Profits surge at Hostelworld as bookings rise

Online travel company has agreed to repay €9.6m in pandemic-era warehoused debt

Hostelworld chief executive Gary Morrison said that “revenue is lagging net booking” as people are choosing lower-cost destinations. Photograph: Luis Robayo/AFP via Getty Images

Adjusted earnings surged at budget travel group Hostelworld in the first half of the year, the company said on Wednesday in a trading update.

Ebitda (earnings before interest, taxes, depreciation and amortisation) jumped 88 per cent to €9.6 million, up from €5.1 million, in the six months to the end of June, the online travel company said.

When speaking to The Irish Times, the group said it had repaid 15 per cent of its pandemic-era warehoused debt in May of this year. The total amount owed was €9.6 million. The company is due to repay the rest of the debt over the next three years. It will repay €200,000 a month until 2027. Net debt at the group stood at €2.6 million at the end of June.

The group said the increase in earnings was driven by an upswing in the number of bookings, primarily in the Asian and Central American markets. However, this was offset by a fall in average earnings per booking as these markets are cheaper than other global markets. The company earns an average of €13.60 from each booking.

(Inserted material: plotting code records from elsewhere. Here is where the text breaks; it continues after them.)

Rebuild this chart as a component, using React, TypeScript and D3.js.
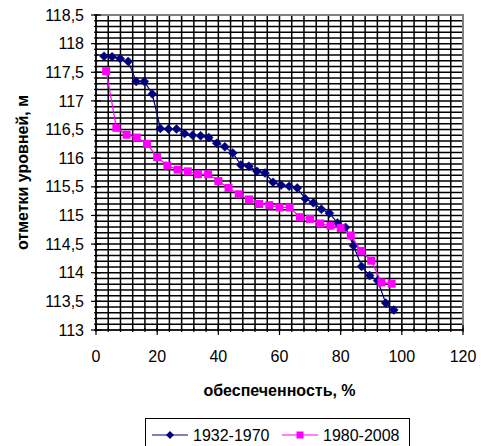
import React from 'react';
import * as d3 from 'd3';

const series1Name = '1932-1970';
const series2Name = '1980-2008';

// обеспеченность, % (empirical exceedance probability of each ranked level)
const prob1932 = [2.63, 5.26, 7.89, 10.53, 13.16, 15.79, 18.42, 21.05, 23.68, 26.32, 28.95, 31.58, 34.21, 36.84, 39.47, 42.11, 44.74, 47.37, 50.0, 52.63, 55.26, 57.89, 60.53, 63.16, 65.79, 68.42, 71.05, 73.68, 76.32, 78.95, 81.58, 84.21, 86.84, 89.47, 92.11, 94.74, 97.37];
const levels1932 = [117.78, 117.77, 117.74, 117.69, 117.34, 117.34, 117.12, 116.52, 116.51, 116.51, 116.43, 116.4, 116.39, 116.36, 116.26, 116.2, 116.09, 115.88, 115.86, 115.77, 115.74, 115.58, 115.53, 115.51, 115.48, 115.29, 115.22, 115.11, 115.04, 114.87, 114.79, 114.47, 114.11, 113.95, 113.86, 113.47, 113.35];

const prob1980 = [3.33, 6.67, 10.0, 13.33, 16.67, 20.0, 23.33, 26.67, 30.0, 33.33, 36.67, 40.0, 43.33, 46.67, 50.0, 53.33, 56.67, 60.0, 63.33, 66.67, 70.0, 73.33, 76.67, 80.0, 83.33, 86.67, 90.0, 93.33, 96.67];
const levels1980 = [117.52, 116.53, 116.41, 116.36, 116.25, 116.02, 115.87, 115.8, 115.77, 115.72, 115.72, 115.6, 115.48, 115.37, 115.28, 115.2, 115.18, 115.14, 115.14, 114.97, 114.94, 114.86, 114.82, 114.78, 114.65, 114.38, 114.21, 113.83, 113.81];

const xTicks = [0, 20, 40, 60, 80, 100, 120];
const yTicks = [113, 113.5, 114, 114.5, 115, 115.5, 116, 116.5, 117, 117.5, 118, 118.5];
const xMinorStep = 4;
const yMinorStep = 0.1;

const xTitle = 'обеспеченность, %';
const yTitle = 'отметки уровней, м';

const W = 481;
const H = 446;
const left = 96;
const right = 463;
const top = 15;
const bottom = 330;

const FONT = '"Liberation Sans", Arial, sans-serif';

export default function App() {
  const x = d3.scaleLinear().domain([0, 120]).range([left, right]);
  const y = d3.scaleLinear().domain([113, 118.5]).range([bottom, top]);

  const xMinor = d3.range(0, 120 + 1e-9, xMinorStep);
  const yMinor = d3.range(0, Math.round((118.5 - 113) / yMinorStep) + 1).map((i) => 113 + i * yMinorStep);

  const fmt = (v: number) => String(v).replace('.', ',');

  const line = d3
    .line<[number, number]>()
    .x((d) => x(d[0]))
    .y((d) => y(d[1]));

  const s1: [number, number][] = prob1932.map((p, i) => [p, levels1932[i]]);
  const s2: [number, number][] = prob1980.map((p, i) => [p, levels1980[i]]);

  const blue = '#000080';
  const pink = '#FF00FF';

  const diamond = (cx: number, cy: number, r: number) =>
    `M${cx},${cy - r}L${cx + r},${cy}L${cx},${cy + r}L${cx - r},${cy}Z`;

  return (
    <svg
      width={W}
      height={H}
      style={{ position: 'absolute', left: 0, top: 0, background: '#fff' }}
      fontFamily={FONT}
    >
      <rect x={0} y={0} width={W} height={H} fill="#fff" />
      {/* grid */}
      <g stroke="#000" strokeWidth={1.5}>
        {yMinor.map((v, i) => (
          <line key={'gy' + i} x1={left} x2={right} y1={y(v)} y2={y(v)} />
        ))}
        {xMinor.map((v, i) => (
          <line key={'gx' + i} x1={x(v)} x2={x(v)} y1={top} y2={bottom} />
        ))}
      </g>
      {/* plot border top/right */}
      <path d={`M${left},${top}H${right}V${bottom}`} fill="none" stroke="#808080" strokeWidth={2} />
      {/* axes */}
      <g stroke="#000" strokeWidth={1.2}>
        <line x1={left} x2={left} y1={top} y2={bottom} />
        <line x1={left} x2={right} y1={bottom} y2={bottom} />
        {yMinor.map((v, i) => (
          <line key={'ty' + i} x1={left - 2} x2={left + 2} y1={y(v)} y2={y(v)} />
        ))}
        {yTicks.map((v, i) => (
          <line key={'tY' + i} x1={left - 5} x2={left + 5} y1={y(v)} y2={y(v)} />
        ))}
        {xMinor.map((v, i) => (
          <line key={'tx' + i} x1={x(v)} x2={x(v)} y1={bottom - 2} y2={bottom + 2} />
        ))}
        {xTicks.map((v, i) => (
          <line key={'tX' + i} x1={x(v)} x2={x(v)} y1={bottom - 5} y2={bottom + 5} />
        ))}
      </g>
      {/* tick labels */}
      <g fontSize={16} fill="#000">
        {yTicks.map((v, i) => (
          <text key={'ly' + i} x={left - 12} y={y(v)} dy="0.35em" textAnchor="end">
            {fmt(v)}
          </text>
        ))}
        {xTicks.map((v, i) => (
          <text key={'lx' + i} x={x(v)} y={bottom + 32} textAnchor="middle">
            {fmt(v)}
          </text>
        ))}
      </g>
      {/* titles */}
      <text x={(left + right) / 2} y={396} textAnchor="middle" fontSize={16} fontWeight="bold">
        {xTitle}
      </text>
      <text
        transform={`translate(28,${(top + bottom) / 2}) rotate(-90)`}
        textAnchor="middle"
        fontSize={16}
        fontWeight="bold"
      >
        {yTitle}
      </text>
      {/* series */}
      <path d={line(s1) || ''} fill="none" stroke={blue} strokeWidth={1.2} />
      {s1.map((d, i) => (
        <path key={'m1' + i} d={diamond(x(d[0]), y(d[1]), 4.5)} fill={blue} stroke={blue} strokeWidth={0.5} />
      ))}
      <path d={line(s2) || ''} fill="none" stroke={pink} strokeWidth={1.2} />
      {s2.map((d, i) => (
        <rect key={'m2' + i} x={x(d[0]) - 4} y={y(d[1]) - 4} width={8} height={8} fill={pink} />
      ))}
      {/* legend */}
      <rect x={145.5} y={418.5} width={264} height={40} fill="#fff" stroke="#000" strokeWidth={1} />
      <line x1={152} x2={188} y1={435} y2={435} stroke={blue} strokeWidth={1.2} />
      <path d={diamond(170, 435, 4)} fill={blue} />
      <text x={193} y={435} dy="0.35em" fontSize={16}>
        {series1Name}
      </text>
      <line x1={282} x2={318} y1={435} y2={435} stroke={pink} strokeWidth={1.2} />
      <rect x={296.5} y={431.5} width={7} height={7} fill={pink} />
      <text x={323} y={435} dy="0.35em" fontSize={16}>
        {series2Name}
      </text>
    </svg>
  );
}
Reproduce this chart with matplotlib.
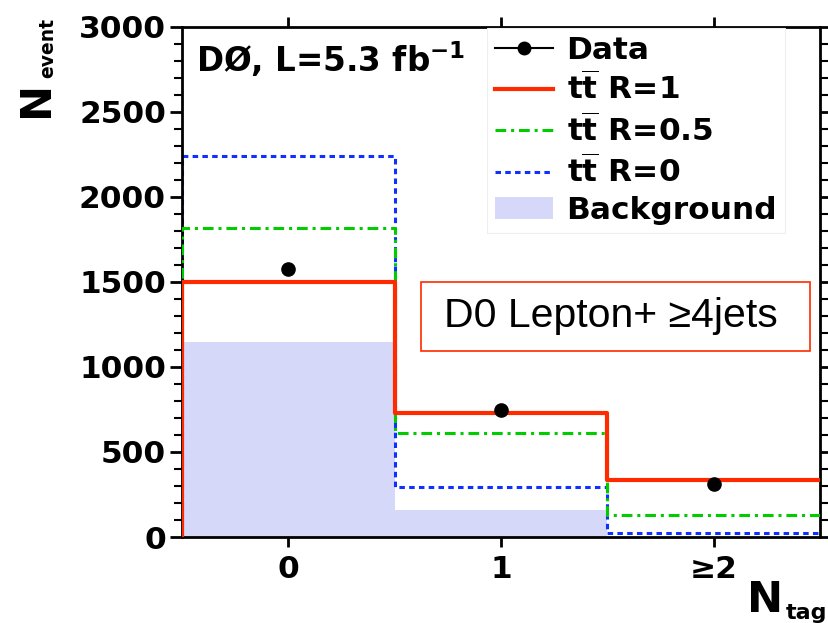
import matplotlib
matplotlib.use("Agg")
import matplotlib.pyplot as plt
from matplotlib.lines import Line2D
import numpy as np

# bin contents
bin_edges = [-0.5, 0.5, 1.5, 2.5]
bin_centers = [0, 1, 2]
tick_labels = ["0", "1", "\u22652"]
data_vals = [1576, 747, 312]
r1_vals = [1497, 727, 335]
r05_vals = [1818, 612, 129]
r0_vals = [2241, 294, 24]
bkg_vals = [1147, 160, 0]

plt.rcParams["font.family"] = ["DejaVu Sans"]
plt.rcParams["font.weight"] = "bold"
plt.rcParams["mathtext.fontset"] = "dejavusans"


def step_path(vals):
    # rise from zero at the left edge, no drop at the right edge
    x = np.repeat(bin_edges, 2)[1:-1]
    y = np.repeat(vals, 2)
    return np.r_[bin_edges[0], x], np.r_[0, y]


fig = plt.figure(figsize=(8.29, 6.23), dpi=100)
ax = fig.add_axes([0.2195, 0.138, 0.7695, 0.819])

ax.stairs(bkg_vals, bin_edges, fill=True, color="#d5d8f8", lw=0, zorder=1)
x, y = step_path(r0_vals)
ax.plot(x, y, color="#1030ff", lw=2.2, linestyle=(0, (1.8, 1.4)), zorder=2)
x, y = step_path(r05_vals)
ax.plot(x, y, color="#00cc00", lw=2.2, linestyle=(0, (3.5, 1.6, 1.0, 1.6)), zorder=3)
x, y = step_path(r1_vals)
ax.plot(x, y, color="#ff2a00", lw=3.0, zorder=4)
ax.plot(bin_centers, data_vals, "o", color="black", ms=9.5, zorder=5)

ax.set_xlim(-0.5, 2.5)
ax.set_ylim(0, 3000)
ax.set_xticks(bin_centers)
ax.set_xticklabels(tick_labels)
ax.set_yticks(np.arange(0, 3001, 500))
ax.set_yticks(np.arange(0, 3001, 100), minor=True)
ax.tick_params(axis="both", which="major", direction="out", length=8.5, width=2,
               labelsize=22.5, top=True, right=True, pad=3)
ax.tick_params(axis="y", which="minor", direction="out", length=5.5, width=1.5, right=True)
ax.tick_params(axis="x", which="major", length=7, pad=6)
for s in ax.spines.values():
    s.set_linewidth(2)

# axis titles: big N with small subscript
fig.text(0.018, 0.812, "N", rotation=90, fontsize=31, va="bottom", ha="left")
fig.text(0.046, 0.874, "event", rotation=90, fontsize=13.5, va="bottom", ha="left")
fig.text(0.901, 0.003, "N", fontsize=31, va="bottom", ha="left")
fig.text(0.948, 0.0, "tag", fontsize=16, va="bottom", ha="left")

ax.text(0.022, 0.975, r"DØ, L=5.3 fb$^{\mathbf{-1}}$", transform=ax.transAxes,
        fontsize=23.5, fontweight="bold", va="top", ha="left", zorder=6)

# channel label in a red frame
ax.add_patch(plt.Rectangle((0.3746, 0.365), 0.6094, 0.135, transform=ax.transAxes,
                           fc="white", ec="#ff2a00", lw=1.2, zorder=6))
ax.text(0.672, 0.4325, "D0 Lepton+ \u22654jets", transform=ax.transAxes,
        fontsize=29.5, fontweight="normal", family="Liberation Sans", va="center",
        ha="center", zorder=7)

tt = r"$\mathbf{t\overline{t}}$"
handles = [
    Line2D([], [], color="black", marker="o", ms=9, lw=1.5),
    Line2D([], [], color="#ff2a00", lw=3.0),
    Line2D([], [], color="#00cc00", lw=2.2, linestyle=(0, (3.5, 1.6, 1.0, 1.6))),
    Line2D([], [], color="#1030ff", lw=2.2, linestyle=(0, (1.8, 1.4))),
    plt.Rectangle((0, 0), 1, 1, fc="#d5d8f8", ec="none"),
]
labels = ["Data", tt + " R=1", tt + " R=0.5", tt + " R=0", "Background"]
leg = ax.legend(handles, labels, loc="upper left", bbox_to_anchor=(0.478, 0.998),
                fontsize=22.5, frameon=True, fancybox=False, edgecolor="#eeeeee",
                framealpha=1, handlelength=1.85, labelspacing=0.23,
                handletextpad=0.45, borderpad=0.25, borderaxespad=0)
leg.get_frame().set_linewidth(0.8)
leg.set_zorder(8)

fig.savefig("out.png", dpi=100)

As a result, net revenue for the company rose only slightly – by 1 per cent over the same period last year – to €46.4 million. Operating costs fell marginally to €12.5 million, a fall of 2 per cent on the previous year.

Bookings were up 9 per cent at 3.7 million. .

Hostelworld chief executive Gary Morrison said the trading update shows that “revenue is lagging net booking” as people are choosing to go to lower-cost destinations.

Dublin-based Hostelworld was founded as an online business in 1999 to provide a system for hostels around the world to connect with customers and manage their accommodation.

In April 2022, the group launched its “solo system”, specifically designed for people travelling on their own who want to meet new people. In the first half of 2024 bookings from these members increased by six percentage points to account for 80 per cent of all bookings.

Announcing results for 2023 in March, the group said bookings had jumped 37 per cent last year to 6.5 million. Hostelworld has almost 230 employees in more than 180 countries.

Mr Morrison said he was confident in the company’s growth strategy “and that we are well positioned, well financed and firmly on track to deliver against our objectives”.